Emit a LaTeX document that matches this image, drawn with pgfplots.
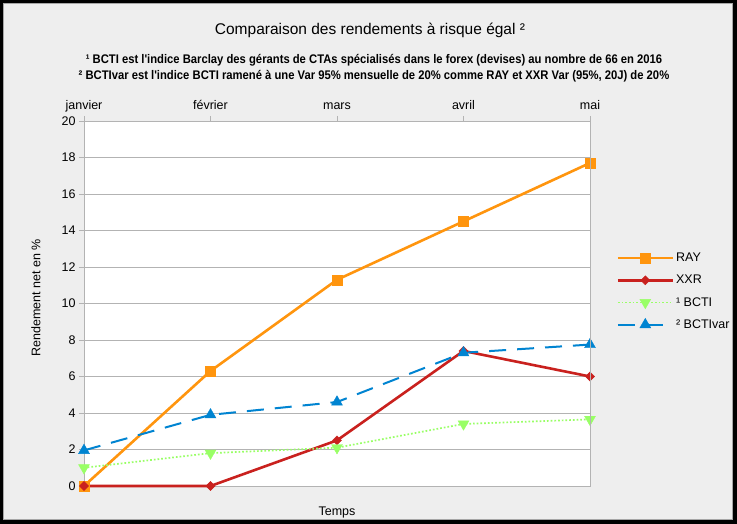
\documentclass[border=0pt]{standalone}
\usepackage{pgfplots}
\pgfplotsset{compat=1.18}
\usepackage{fontspec}
\setmainfont{Liberation Sans}
\newfontfamily\narrowfont[FakeStretch=0.9]{Liberation Sans}
\definecolor{bgc}{HTML}{EEEEEE}
\definecolor{cray}{HTML}{FF950E}
\definecolor{cxxr}{HTML}{C9211E}
\definecolor{cbcti}{HTML}{99FF66}
\definecolor{cvar}{HTML}{0084D1}
\definecolor{gridc}{HTML}{B3B3B3}
\begin{document}
\begin{tikzpicture}[x=1pt,y=1pt]
\useasboundingbox (0,0) rectangle (737,524);
\fill[black] (0,0) rectangle (737,524);
\fill[bgc] (3,4) rectangle (733,521);
\draw[gray!70,line width=0.8pt] (3.4,4.4) rectangle (732.6,520.6);
\node[font=\fontsize{15.5}{19}\selectfont] at (370,494) {Comparaison des rendements à risque égal ²};
\node[font=\narrowfont\bfseries\fontsize{12.5}{14}\selectfont] at (374,464) {¹ BCTI est l'indice Barclay des gérants de CTAs spécialisés dans le forex (devises) au nombre de 66 en 2016};
\node[font=\narrowfont\bfseries\fontsize{12.5}{14}\selectfont] at (374,448) {² BCTIvar est l'indice BCTI ramené à une Var 95\% mensuelle de 20\% comme RAY et XXR Var (95\%, 20J) de 20\%};
\begin{axis}[
  at={(84pt,38pt)}, anchor=south west, scale only axis,
  width=506pt, height=365pt,
  xmin=0, xmax=4, ymin=0, ymax=20,
  xtick={0,1,2,3,4},
  xticklabels={janvier,février,mars,avril,mai},
  xticklabel pos=upper,
  xtick pos=upper,
  ytick pos=left,
  ytick={0,2,...,20},
  axis background/.style={fill=white},
  axis line style={gridc, line width=0.8pt},
  every tick/.style={gridc, line width=0.8pt},
  major tick length=5pt,
  tick align=outside,
  ymajorgrids,
  major grid style={gridc, line width=0.8pt},
  /pgf/number format/assume math mode=true,
  tick label style={font=\fontsize{12.5}{14}\selectfont, black},
  xticklabel style={anchor=base, yshift=6pt},
  xlabel={Temps}, xlabel style={font=\fontsize{12.5}{14}\selectfont, at={(axis description cs:0.5,0)}, anchor=north, yshift=-17pt},
  ylabel={Rendement net en \%}, ylabel style={font=\fontsize{12.5}{14}\selectfont, at={(axis description cs:-0.095,0.515)}, anchor=center},
  clip=false,
  legend style={at={(axis description cs:1.052,0.644)}, anchor=north west, draw=none, fill=none,
    font=\fontsize{12.5}{14}\selectfont, row sep=8pt, inner sep=0pt,
    /tikz/every even column/.append style={column sep=3pt}},
  legend cell align=left,
  legend image code/.code={
    \draw[#1] (0pt,0pt) -- (55pt,0pt);
    \draw[#1, solid] plot coordinates {(27.5pt,0pt)};
  },
]
\addplot[cray, line width=2.6pt, mark=square*, mark size=5pt, mark options={solid, line width=0.4pt}] coordinates {(0,0) (1,6.3) (2,11.3) (3,14.5) (4,17.7)};
\addlegendentry{RAY}
\addplot[cxxr, line width=2.6pt, mark=square*, mark size=3.2pt, mark options={solid, rotate=45, line width=0.4pt}] coordinates {(0,0) (1,0) (2,2.5) (3,7.4) (4,6.0)};
\addlegendentry{XXR}
\addplot[cbcti, line width=1.7pt, dotted, mark=triangle*, mark size=6.3pt, mark options={solid, rotate=180, line width=0.4pt}] coordinates {(0,1.0) (1,1.8) (2,2.1) (3,3.4) (4,3.65)};
\addlegendentry{¹ BCTI}
\addplot[cvar, line width=2pt, dash pattern=on 17pt off 11pt, mark=triangle*, mark size=6.3pt, mark options={solid, line width=0.4pt}] coordinates {(0,1.95) (1,3.9) (2,4.6) (3,7.3) (4,7.75)};
\addlegendentry{² BCTIvar}
\end{axis}
\draw[gridc, line width=0.8pt] (590,38) -- (590,403);
\end{tikzpicture}
\end{document}
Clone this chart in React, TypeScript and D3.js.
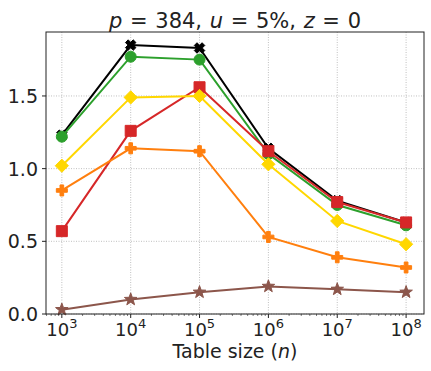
import React from "react";
import * as d3 from "d3";

const sizes = [1e3, 1e4, 1e5, 1e6, 1e7, 1e8];
const exponents = [3, 4, 5, 6, 7, 8];
const yTicks = [0, 0.5, 1.0, 1.5];

const blackX = [1.23, 1.85, 1.83, 1.14, 0.78, 0.63];
const greenCircle = [1.22, 1.77, 1.75, 1.1, 0.75, 0.61];
const redSquare = [0.57, 1.26, 1.56, 1.12, 0.77, 0.63];
const goldDiamond = [1.02, 1.49, 1.5, 1.03, 0.64, 0.48];
const orangePlus = [0.85, 1.14, 1.12, 0.53, 0.39, 0.32];
const brownStar = [0.03, 0.1, 0.15, 0.19, 0.17, 0.15];

const series = [
  { values: blackX, color: "#000000", marker: "X" },
  { values: greenCircle, color: "#2ca02c", marker: "o" },
  { values: redSquare, color: "#d62728", marker: "s" },
  { values: goldDiamond, color: "#ffd700", marker: "D" },
  { values: orangePlus, color: "#ff7f0e", marker: "P" },
  { values: brownStar, color: "#8c564b", marker: "*" },
];

const W = 431;
const H = 371;
const m = { left: 46, right: 424, top: 32, bottom: 314 };
const font = "DejaVu Sans, sans-serif";

function markerPath(kind: string, r: number): string {
  switch (kind) {
    case "o":
      return d3.symbol(d3.symbolCircle, Math.PI * r * r)() || "";
    case "s":
      return `M${-r},${-r}H${r}V${r}H${-r}Z`;
    case "D": {
      const d = r * 1.2;
      return `M0,${-d}L${d},0L0,${d}L${-d},0Z`;
    }
    case "P": {
      const a = r / 3;
      return `M${-a},${-r}H${a}V${-a}H${r}V${a}H${a}V${r}H${-a}V${a}H${-r}V${-a}H${-a}Z`;
    }
    case "X": {
      const pts: [number, number][] = [];
      const a = r * 0.35;
      const base: [number, number][] = [
        [-a, -r], [a, -r], [a, -a], [r, -a], [r, a], [a, a], [a, r], [-a, r], [-a, a], [-r, a], [-r, -a], [-a, -a],
      ];
      const c = Math.cos(Math.PI / 4), s = Math.sin(Math.PI / 4);
      base.forEach(([x, y]) => pts.push([x * c - y * s, x * s + y * c]));
      return "M" + pts.map((p) => p.join(",")).join("L") + "Z";
    }
    case "*": {
      const pts: string[] = [];
      for (let i = 0; i < 10; i++) {
        const ang = (i * Math.PI) / 5 - Math.PI / 2;
        const rr = i % 2 === 0 ? r * 1.1 : r * 0.45;
        pts.push(`${rr * Math.cos(ang)},${rr * Math.sin(ang)}`);
      }
      return "M" + pts.join("L") + "Z";
    }
  }
  return "";
}

export default function App() {
  const x = d3.scaleLog().domain([Math.pow(10, 2.77), Math.pow(10, 8.26)]).range([m.left, m.right]);
  const y = d3.scaleLinear().domain([0, 1.94]).range([m.bottom, m.top]);

  const minor: number[] = [];
  for (let e = 2; e <= 8; e++) {
    for (let k = 2; k <= 9; k++) {
      const v = k * Math.pow(10, e);
      if (v > x.domain()[0] && v < x.domain()[1]) minor.push(v);
    }
  }

  const line = d3
    .line<number>()
    .x((_, i) => x(sizes[i]))
    .y((d) => y(d));

  return (
    <svg width={W} height={H} style={{ position: "absolute", left: 0, top: 0 }} fontFamily={font}>
      <rect width={W} height={H} fill="#fff" />
      {sizes.map((s, i) => (
        <line key={"gx" + i} x1={x(s)} x2={x(s)} y1={m.top} y2={m.bottom} stroke="#b0b0b0" strokeWidth={0.8} strokeDasharray="1,1.5" />
      ))}
      {yTicks.map((t, i) => (
        <line key={"gy" + i} x1={m.left} x2={m.right} y1={y(t)} y2={y(t)} stroke="#b0b0b0" strokeWidth={0.8} strokeDasharray="1,1.5" />
      ))}
      {series.map((s, si) => (
        <g key={"s" + si}>
          <path d={line(s.values) || ""} fill="none" stroke={s.color} strokeWidth={2} />
          {s.values.map((v, i) => (
            <path
              key={i}
              d={markerPath(s.marker, s.marker === "*" ? 6 : 5.5)}
              transform={`translate(${x(sizes[i])},${y(v)})`}
              fill={s.color}
              stroke={s.color}
              strokeWidth={1}
            />
          ))}
        </g>
      ))}
      <rect x={m.left} y={m.top} width={m.right - m.left} height={m.bottom - m.top} fill="none" stroke="#222" strokeWidth={1} />
      {sizes.map((s, i) => (
        <g key={"tx" + i}>
          <line x1={x(s)} x2={x(s)} y1={m.bottom} y2={m.bottom + 4} stroke="#222" />
          <text x={x(s)} y={336} textAnchor="middle" fontSize={18} fill="#222">
            10
            <tspan fontSize={13} dy={-8}>
              {exponents[i]}
            </tspan>
          </text>
        </g>
      ))}
      {minor.map((v, i) => (
        <line key={"mx" + i} x1={x(v)} x2={x(v)} y1={m.bottom} y2={m.bottom + 2} stroke="#222" strokeWidth={0.6} />
      ))}
      {yTicks.map((t, i) => (
        <g key={"ty" + i}>
          <line x1={m.left - 4} x2={m.left} y1={y(t)} y2={y(t)} stroke="#222" />
          <text x={m.left - 8} y={y(t) + 7} textAnchor="end" fontSize={19} fill="#222">
            {t.toFixed(1)}
          </text>
        </g>
      ))}
      <text x={(m.left + m.right) / 2} y={28} textAnchor="middle" fontSize={21} fill="#222" wordSpacing={1}>
        <tspan fontStyle="italic">p</tspan> = 384, <tspan fontStyle="italic">u</tspan> = 5%, <tspan fontStyle="italic">z</tspan> = 0
      </text>
      <text x={(m.left + m.right) / 2} y={358} textAnchor="middle" fontSize={19} fill="#222">
        Table size (<tspan fontStyle="italic">n</tspan>)
      </text>
    </svg>
  );
}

################

§ Directions for this task:
Leave the pictures out and copy exactly the lines from the one with "Clone this chart" to the one with "const brownStar = [0.03, 0.1, 0.15, 0.19, 0.17, 0.15];", both included.

§ Finished answer:
Clone this chart in React, TypeScript and D3.js.
import React from "react";
import * as d3 from "d3";

const sizes = [1e3, 1e4, 1e5, 1e6, 1e7, 1e8];
const exponents = [3, 4, 5, 6, 7, 8];
const yTicks = [0, 0.5, 1.0, 1.5];

const blackX = [1.23, 1.85, 1.83, 1.14, 0.78, 0.63];
const greenCircle = [1.22, 1.77, 1.75, 1.1, 0.75, 0.61];
const redSquare = [0.57, 1.26, 1.56, 1.12, 0.77, 0.63];
const goldDiamond = [1.02, 1.49, 1.5, 1.03, 0.64, 0.48];
const orangePlus = [0.85, 1.14, 1.12, 0.53, 0.39, 0.32];
const brownStar = [0.03, 0.1, 0.15, 0.19, 0.17, 0.15];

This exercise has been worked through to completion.